Short problem
Reproduce the listing below exactly, beginning with its first line and ending with the line that holds "import pandas as pd"; pictures are not part of the copy.
** start of Data section **
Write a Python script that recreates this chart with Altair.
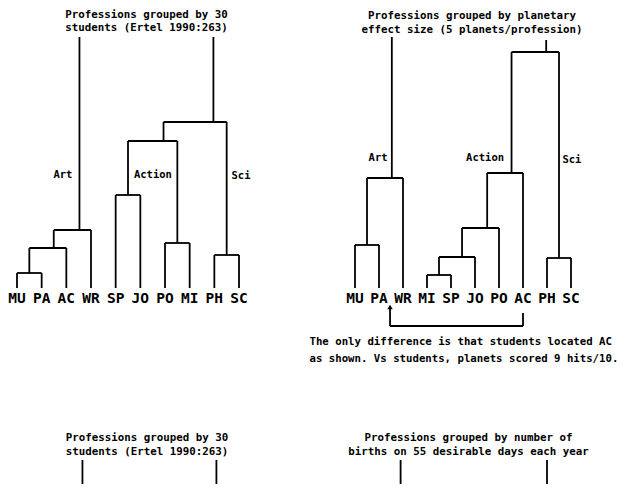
import altair as alt
import pandas as pd

# ---------------- data ----------------
# Top-left: professions grouped by 30 students (Ertel 1990:263)
TL_LEAVES = ["MU", "PA", "AC", "WR", "SP", "JO", "PO", "MI", "PH", "SC"]
# merges: (left node, right node, merge height, stem position fraction)
TL_MERGES = [
    (0, 1, 15, 0.5),      # 10  MU+PA
    (10, 2, 40, 0.66),    # 11  +AC
    (11, 3, 58, 0.69),    # 12  +WR  (Art)
    (4, 5, 93, 0.5),      # 13  SP+JO
    (6, 7, 45, 0.5),      # 14  PO+MI
    (13, 14, 147, 0.72),  # 15  Action
    (8, 9, 33, 0.5),      # 16  PH+SC (Sci)
    (15, 16, 166, 0.79),  # 17  Action+Sci
]
TL_ROOTS = [12, 17]
TL_ROOT_TOPS = [251, 251]
TL_GROUPS = ["Art", "Action", "Sci"]
TL_GROUP_X = [1.86, 5.51, 9.08]
TL_GROUP_Y = [113, 113, 112]

# Top-right: professions grouped by planetary effect size
TR_LEAVES = ["MU", "PA", "WR", "MI", "SP", "JO", "PO", "AC", "PH", "SC"]
TR_MERGES = [
    (0, 1, 43, 0.5),      # 10  MU+PA
    (10, 2, 110, 0.69),   # 11  +WR (Art)
    (3, 4, 13, 0.5),      # 12  MI+SP
    (12, 5, 31, 0.64),    # 13  +JO
    (13, 6, 60, 0.68),    # 14  +PO
    (14, 7, 115, 0.68),   # 15  +AC (Action)
    (8, 9, 30, 0.5),      # 16  PH+SC (Sci)
    (15, 16, 236, 0.73),  # 17  Action+Sci
]
TR_ROOTS = [11, 17]
TR_ROOT_TOPS = [251, 248]
TR_GROUPS = ["Art", "Action", "Sci"]
TR_GROUP_X = [0.96, 5.42, 9.04]
TR_GROUP_Y = [130, 130, 128]
# arrow: AC moved to between PA and WR by the students
ARROW_FROM = 7
ARROW_TO = 1.46

# Bottom-right: grouped by births on 55 desirable days (only root stems visible)
BR_ROOT_X = [1.9, 8.0]
BR_ROOT_TOPS = [251, 251]

TITLES = {
    "TL": ["Professions grouped by 30", "students (Ertel 1990:263)"],
    "TR": ["Professions grouped by planetary", "effect size (5 planets/profession)"],
    "BL": ["Professions grouped by 30", "students (Ertel 1990:263)"],
    "BR": ["Professions grouped by number of", "births on 55 desirable days each year"],
}
NOTE = ["The only difference is that students located AC",
        "as shown. Vs students, planets scored 9 hits/10."]

MONO = "DejaVu Sans Mono"
LW = 1.8


def dendro(n_leaves, merges, roots, root_tops):
    pos = {i: (float(i), 0.0) for i in range(n_leaves)}
    segs = []
    for k, (a, b, h, f) in enumerate(merges):
        xa, ha = pos[a]
        xb, hb = pos[b]
        segs.append(dict(x=xa, x2=xb, y=h, y2=h))
        segs.append(dict(x=xa, x2=xa, y=ha, y2=h))
        segs.append(dict(x=xb, x2=xb, y=hb, y2=h))
        pos[n_leaves + k] = (xa + f * (xb - xa), h)
    for r, top in zip(roots, root_tops):
        x, h = pos[r]
        segs.append(dict(x=x, x2=x, y=h, y2=top))
    return pd.DataFrame(segs)


def scales(xdom, ydom):
    return (alt.Scale(domain=xdom, nice=False, zero=False),
            alt.Scale(domain=ydom, nice=False, zero=False))


def rules(df, xs, ys, clip=False):
    return alt.Chart(df).mark_rule(color="black", strokeWidth=LW, clip=clip).encode(
        x=alt.X("x:Q", scale=xs, axis=None), x2="x2:Q",
        y=alt.Y("y:Q", scale=ys, axis=None), y2="y2:Q")


def leaf_labels(leaves, xs, ys):
    df = pd.DataFrame({"name": leaves, "i": list(range(len(leaves))), "h": [-11] * len(leaves)})
    return alt.Chart(df).mark_text(font=MONO, fontSize=14.5, fontWeight="bold",
                                   baseline="middle", align="center", color="black").encode(
        x=alt.X("i:Q", scale=xs, axis=None), y=alt.Y("h:Q", scale=ys, axis=None), text="name:N")


def group_labels(names, gx, gy, xs, ys):
    df = pd.DataFrame({"name": names, "gx": gx, "gy": gy})
    return alt.Chart(df).mark_text(font=MONO, fontSize=10.5, fontWeight="bold",
                                   baseline="middle", align="center", color="black").encode(
        x=alt.X("gx:Q", scale=xs, axis=None), y=alt.Y("gy:Q", scale=ys, axis=None), text="name:N")


def text_lines(lines, x, y0, dy, align="center", size=10.8):
    layers = []
    for k, line in enumerate(lines):
        layers.append(alt.Chart(pd.DataFrame({"a": [0]})).mark_text(
            font=MONO, fontSize=size, fontWeight="bold",
            align=align, baseline="middle", color="black").encode(
            x=alt.value(x), y=alt.value(y0 + k * dy), text=alt.value(line)))
    return layers


LW_W, RW_W = 300, 314
TOP_H, BOT_H = 362, 114

# ---- top-left ----
xs, ys = scales([-9 / 24.667, (LW_W - 9) / 24.667], [280 - TOP_H, 280])
tl_df = dendro(len(TL_LEAVES), TL_MERGES, TL_ROOTS, TL_ROOT_TOPS)
tl = alt.layer(
    rules(tl_df, xs, ys),
    leaf_labels(TL_LEAVES, xs, ys),
    group_labels(TL_GROUPS, TL_GROUP_X, TL_GROUP_Y, xs, ys),
    *text_lines(TITLES["TL"], 138.5, 7, 12.5),
).properties(width=LW_W, height=TOP_H)

# ---- top-right ----
xs2, ys2 = scales([-47 / 24, (RW_W - 47) / 24], [280 - TOP_H, 280])
tr_df = dendro(len(TR_LEAVES), TR_MERGES, TR_ROOTS, TR_ROOT_TOPS)
arrow_df = pd.DataFrame([
    dict(x=ARROW_FROM, x2=ARROW_FROM, y=-25, y2=-38),
    dict(x=ARROW_FROM, x2=ARROW_TO, y=-38, y2=-38),
    dict(x=ARROW_TO, x2=ARROW_TO, y=-38, y2=-20),
])
head_df = pd.DataFrame({"x": [ARROW_TO], "y": [-19]})
head = alt.Chart(head_df).mark_point(shape="triangle-up", filled=True, color="black",
                                     size=30, opacity=1).encode(
    x=alt.X("x:Q", scale=xs2, axis=None), y=alt.Y("y:Q", scale=ys2, axis=None))
tr = alt.layer(
    rules(tr_df, xs2, ys2),
    rules(arrow_df, xs2, ys2),
    head,
    leaf_labels(TR_LEAVES, xs2, ys2),
    group_labels(TR_GROUPS, TR_GROUP_X, TR_GROUP_Y, xs2, ys2),
    *text_lines(TITLES["TR"], 164, 8, 13.5),
    *text_lines(NOTE, 1.5, 334, 16.5, align="left", size=10.7),
).properties(width=RW_W, height=TOP_H)

# ---- bottom-left (same tree as top-left, cut off by the page) ----
xs3, ys3 = scales([-12 / 24.667, (LW_W - 12) / 24.667], [341 - BOT_H, 341])
bl = alt.layer(
    rules(tl_df, xs3, ys3, clip=True),
    *text_lines(TITLES["BL"], 139, 68, 14),
).properties(width=LW_W, height=BOT_H)

# ---- bottom-right (only root stems visible) ----
xs4, ys4 = scales([-47 / 24, (RW_W - 47) / 24], [341 - BOT_H, 341])
br_df = pd.DataFrame({"x": BR_ROOT_X, "x2": BR_ROOT_X,
                      "y": [0, 0], "y2": BR_ROOT_TOPS})
br = alt.layer(
    rules(br_df, xs4, ys4, clip=True),
    *text_lines(TITLES["BR"], 160.5, 68, 14),
).properties(width=RW_W, height=BOT_H)

chart = alt.vconcat(
    alt.hconcat(tl, tr, spacing=0),
    alt.hconcat(bl, br, spacing=0),
    spacing=0,
).properties(
    padding=0, background="white",
).configure_view(strokeWidth=0, stroke="transparent")

chart.save("out.html", embed_options={"renderer": "svg", "actions": False})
** end of Data section **
Full response
Write a Python script that recreates this chart with Altair.
import altair as alt
import pandas as pd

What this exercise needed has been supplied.